Set down the data below without change, skipping the pictures it holds.
========
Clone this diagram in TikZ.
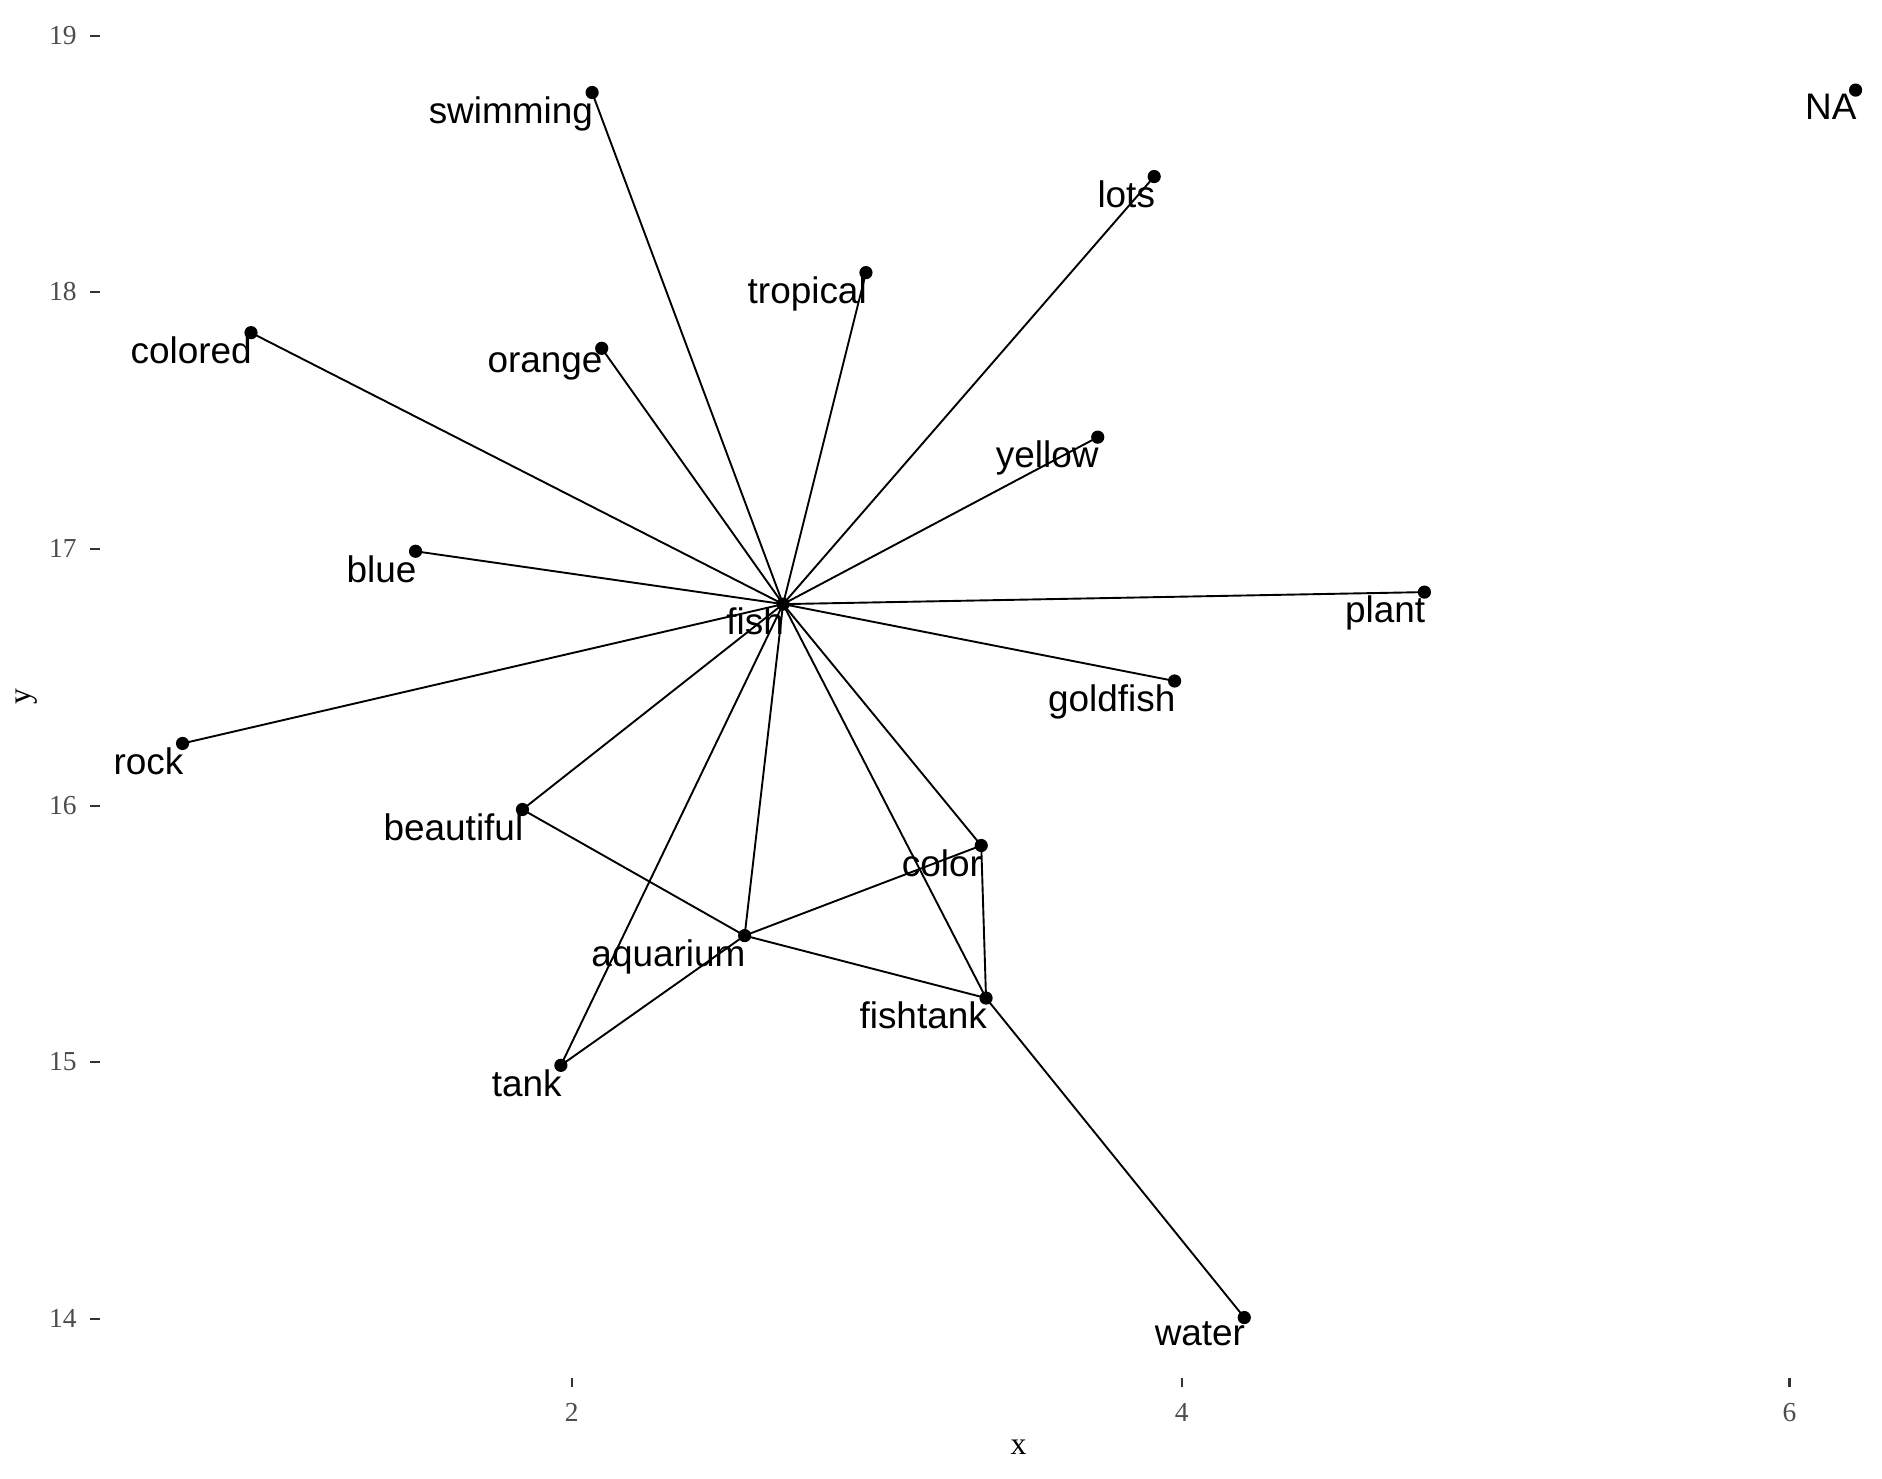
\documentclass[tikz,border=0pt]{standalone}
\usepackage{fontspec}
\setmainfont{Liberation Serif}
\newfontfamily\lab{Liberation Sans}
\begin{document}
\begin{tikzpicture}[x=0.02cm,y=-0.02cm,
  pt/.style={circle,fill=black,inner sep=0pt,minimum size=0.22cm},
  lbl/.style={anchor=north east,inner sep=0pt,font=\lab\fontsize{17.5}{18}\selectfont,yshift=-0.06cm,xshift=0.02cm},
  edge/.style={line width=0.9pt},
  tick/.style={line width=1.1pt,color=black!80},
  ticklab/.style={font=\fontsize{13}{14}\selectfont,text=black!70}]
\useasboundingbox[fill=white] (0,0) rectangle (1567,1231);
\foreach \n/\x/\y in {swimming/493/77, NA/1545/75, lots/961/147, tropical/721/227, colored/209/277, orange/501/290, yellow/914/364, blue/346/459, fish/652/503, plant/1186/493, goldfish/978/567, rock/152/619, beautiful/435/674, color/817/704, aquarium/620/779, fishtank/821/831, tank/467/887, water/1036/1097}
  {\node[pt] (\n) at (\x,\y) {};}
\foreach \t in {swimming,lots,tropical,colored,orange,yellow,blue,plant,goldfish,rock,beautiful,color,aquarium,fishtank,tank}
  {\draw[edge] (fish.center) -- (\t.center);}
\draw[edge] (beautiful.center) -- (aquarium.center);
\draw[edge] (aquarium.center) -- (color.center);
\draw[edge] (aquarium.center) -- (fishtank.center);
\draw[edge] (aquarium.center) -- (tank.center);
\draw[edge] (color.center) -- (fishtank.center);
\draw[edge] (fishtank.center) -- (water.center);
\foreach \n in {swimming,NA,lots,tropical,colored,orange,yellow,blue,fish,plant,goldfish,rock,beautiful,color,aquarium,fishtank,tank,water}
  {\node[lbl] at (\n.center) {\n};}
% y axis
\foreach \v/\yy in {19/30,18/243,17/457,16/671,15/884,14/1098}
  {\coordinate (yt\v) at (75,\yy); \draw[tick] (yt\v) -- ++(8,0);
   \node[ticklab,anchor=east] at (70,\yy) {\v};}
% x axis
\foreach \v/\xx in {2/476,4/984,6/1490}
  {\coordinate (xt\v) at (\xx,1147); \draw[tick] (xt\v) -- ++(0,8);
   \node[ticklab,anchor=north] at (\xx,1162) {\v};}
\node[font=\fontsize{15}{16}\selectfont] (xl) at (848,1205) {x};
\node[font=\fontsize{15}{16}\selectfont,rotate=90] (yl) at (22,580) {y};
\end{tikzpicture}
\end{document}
========
* **SOLUTION FOR THIS TASK**
Clone this diagram in TikZ.
\documentclass[tikz,border=0pt]{standalone}
\usepackage{fontspec}
\setmainfont{Liberation Serif}
\newfontfamily\lab{Liberation Sans}
\begin{document}
\begin{tikzpicture}[x=0.02cm,y=-0.02cm,
  pt/.style={circle,fill=black,inner sep=0pt,minimum size=0.22cm},
  lbl/.style={anchor=north east,inner sep=0pt,font=\lab\fontsize{17.5}{18}\selectfont,yshift=-0.06cm,xshift=0.02cm},
  edge/.style={line width=0.9pt},
  tick/.style={line width=1.1pt,color=black!80},
  ticklab/.style={font=\fontsize{13}{14}\selectfont,text=black!70}]
\useasboundingbox[fill=white] (0,0) rectangle (1567,1231);
\foreach \n/\x/\y in {swimming/493/77, NA/1545/75, lots/961/147, tropical/721/227, colored/209/277, orange/501/290, yellow/914/364, blue/346/459, fish/652/503, plant/1186/493, goldfish/978/567, rock/152/619, beautiful/435/674, color/817/704, aquarium/620/779, fishtank/821/831, tank/467/887, water/1036/1097}
  {\node[pt] (\n) at (\x,\y) {};}
\foreach \t in {swimming,lots,tropical,colored,orange,yellow,blue,plant,goldfish,rock,beautiful,color,aquarium,fishtank,tank}
  {\draw[edge] (fish.center) -- (\t.center);}
\draw[edge] (beautiful.center) -- (aquarium.center);
\draw[edge] (aquarium.center) -- (color.center);
\draw[edge] (aquarium.center) -- (fishtank.center);
\draw[edge] (aquarium.center) -- (tank.center);
\draw[edge] (color.center) -- (fishtank.center);
\draw[edge] (fishtank.center) -- (water.center);
\foreach \n in {swimming,NA,lots,tropical,colored,orange,yellow,blue,fish,plant,goldfish,rock,beautiful,color,aquarium,fishtank,tank,water}
  {\node[lbl] at (\n.center) {\n};}
% y axis
\foreach \v/\yy in {19/30,18/243,17/457,16/671,15/884,14/1098}
  {\coordinate (yt\v) at (75,\yy); \draw[tick] (yt\v) -- ++(8,0);
   \node[ticklab,anchor=east] at (70,\yy) {\v};}
% x axis
\foreach \v/\xx in {2/476,4/984,6/1490}
  {\coordinate (xt\v) at (\xx,1147); \draw[tick] (xt\v) -- ++(0,8);
   \node[ticklab,anchor=north] at (\xx,1162) {\v};}
\node[font=\fontsize{15}{16}\selectfont] (xl) at (848,1205) {x};
\node[font=\fontsize{15}{16}\selectfont,rotate=90] (yl) at (22,580) {y};
\end{tikzpicture}
\end{document}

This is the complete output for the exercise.